I first started thinking about this, off and on, when the great Philip French commented in the Observer (May 14, 2000) that British TV was becoming more insular. One might speculate that European productions also suffer because of changes in our economy and travel habits: as more people can afford the risky pleasures of the long-haul flight our nearest neighbours seem less exotic, the loci of romance and excitement move further out, to the Americas, South-East Asia and so on.

If I'm right (and it's just a guess), this may not be a bad thing in itself, but I'd like to raise a nostalgic cheer for some of the Gallic icons I grew up on: not just Truffaut, (early) Godard, Chabrol et al, but some of their predecessors, Jean Renoir and-a particular favourite, much underrated-Jacques Prévert. In his films with Marcel Carné, Prévert anticipated the entire genre of film noir, giving Jean Gabin the definitive tough guy role in Le jour se l²ve (Gabin looks as if he could make Bogart his bitch without the slightest effort). He also created a permanent critics' top-tenner in Les enfants du paradis and co-wrote one of the century's greatest ballads (Les feuilles mortes - Autumn leaves - from Les portes de la nuit). All this on top of the books of arguably facile but often stunning poetry (try Familiale or La grasse matinée), hanging with André Breton and the Surrealists, and looking like the Frenchest Frenchman ever. Quel homme!

This before we even mention some of the great pop icons - no, not Johnny Hallyday but, for example, Serge Gainsbourg, the anti-Cliff of evil melodists; the recently deceased Charles Trenet (look, he may have chuckled in a family-entertainer way, but he gave the world La mer ) or Jacques Brel, covered by Scott Walker and Marc Almond but the equal, as a performer, of either (let's pass over Terry Jacks and 'Seasons in the sun', fairly quickly. And I know Brel was Belgian , but let's not be too pickety).

Of course, so long as these guys are relatively obscure, one's cachet for knowing about them is the greater.

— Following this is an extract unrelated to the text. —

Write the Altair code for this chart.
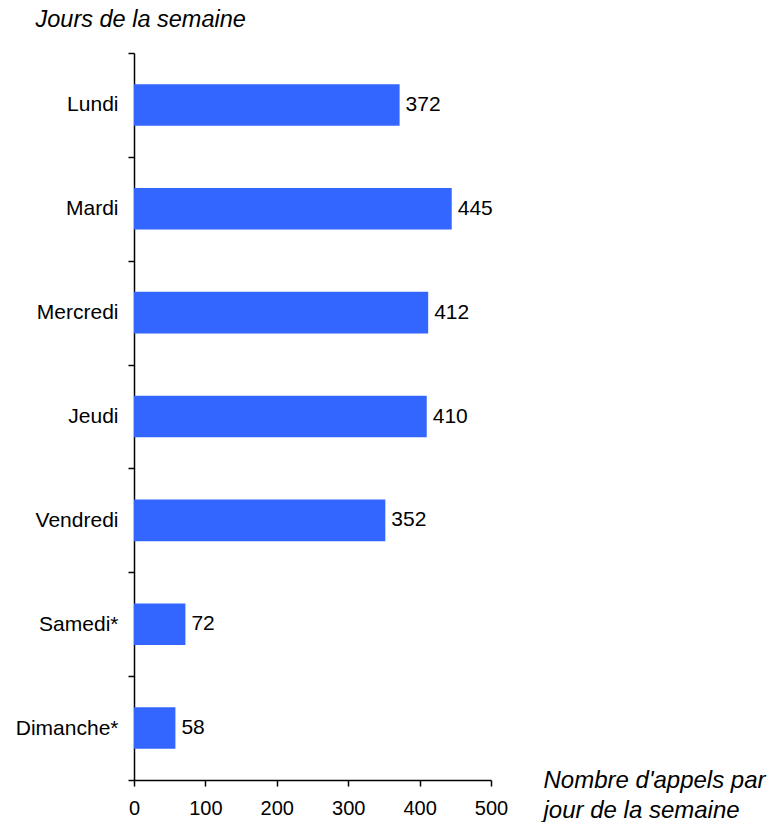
import altair as alt
import pandas as pd

days = ["Lundi", "Mardi", "Mercredi", "Jeudi", "Vendredi", "Samedi*", "Dimanche*"]
calls = [372, 445, 412, 410, 352, 72, 58]

df = pd.DataFrame({"jour": days, "appels": calls})

FONT = "Liberation Sans"

y_enc = alt.Y(
    "jour:N",
    sort=days,
    scale=alt.Scale(paddingInner=0, paddingOuter=0),
    axis=alt.Axis(
        title="Jours de la semaine",
        titleAngle=0,
        titleX=-99,
        titleY=-27,
        titleAlign="left",
        titleBaseline="alphabetic",
        titleFont=FONT,
        titleFontSize=23.5,
        titleFontStyle="italic",
        titleFontWeight="normal",
        titleColor="black",
        labelFont=FONT,
        labelFontSize=21,
        labelColor="black",
        labelPadding=10,
        tickBand="extent",
        tickSize=6,
        tickColor="black",
        tickWidth=1.5,
        domainColor="black",
        domainWidth=1.5,
    ),
)

x_enc = alt.X(
    "appels:Q",
    scale=alt.Scale(domain=[0, 500], nice=False),
    axis=alt.Axis(
        title=["Nombre d'appels par", "jour de la semaine"],
        titleX=409,
        titleY=7,
        titleAlign="left",
        titleBaseline="alphabetic",
        titleFont=FONT,
        titleFontSize=24,
        titleFontStyle="italic",
        titleFontWeight="normal",
        titleColor="black",
        titleLineHeight=30,
        values=[0, 100, 200, 300, 400, 500],
        labelFont=FONT,
        labelFontSize=20,
        labelColor="black",
        labelPadding=12,
        labelFlush=False,
        tickSize=6,
        tickColor="black",
        tickWidth=1.5,
        domainColor="black",
        domainWidth=1.5,
        grid=False,
    ),
)

bars = alt.Chart(df).mark_bar(color="#3366FF", height=alt.RelativeBandSize(0.4)).encode(
    x=x_enc, y=y_enc
)

labels = alt.Chart(df).mark_text(
    align="left", baseline="middle", dx=6, font=FONT, fontSize=21, color="black"
).encode(x="appels:Q", y=alt.Y("jour:N", sort=days), text="appels:Q")

chart = (
    alt.layer(bars, labels)
    .properties(
        width=357,
        height=727,
        autosize=alt.AutoSizeParams(type="none"),
        padding={"left": 126, "top": 45, "right": 284, "bottom": 42},
    )
    .configure_view(stroke=None)
)

chart.save("out.html", embed_options={"renderer": "svg", "actions": False})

But stuff that: their warm, humane voices (this even applies to Serge, on occasion) deserve to be heard-even with subtitles. No doubt it's all subjective, and a lot gets lost in any translation-after all, Truffaut himself considered Frank Tashlin a great director, which was a bit on the generous side. Nevertheless, we can still learn a great deal about style -and substance-from the masters of modern France.

NOTE: Paroles: selected poems by Prévert, with parallel translation by Lawrence Ferlinghetti, published by City Lights, is still in print 43 years after its first appearance.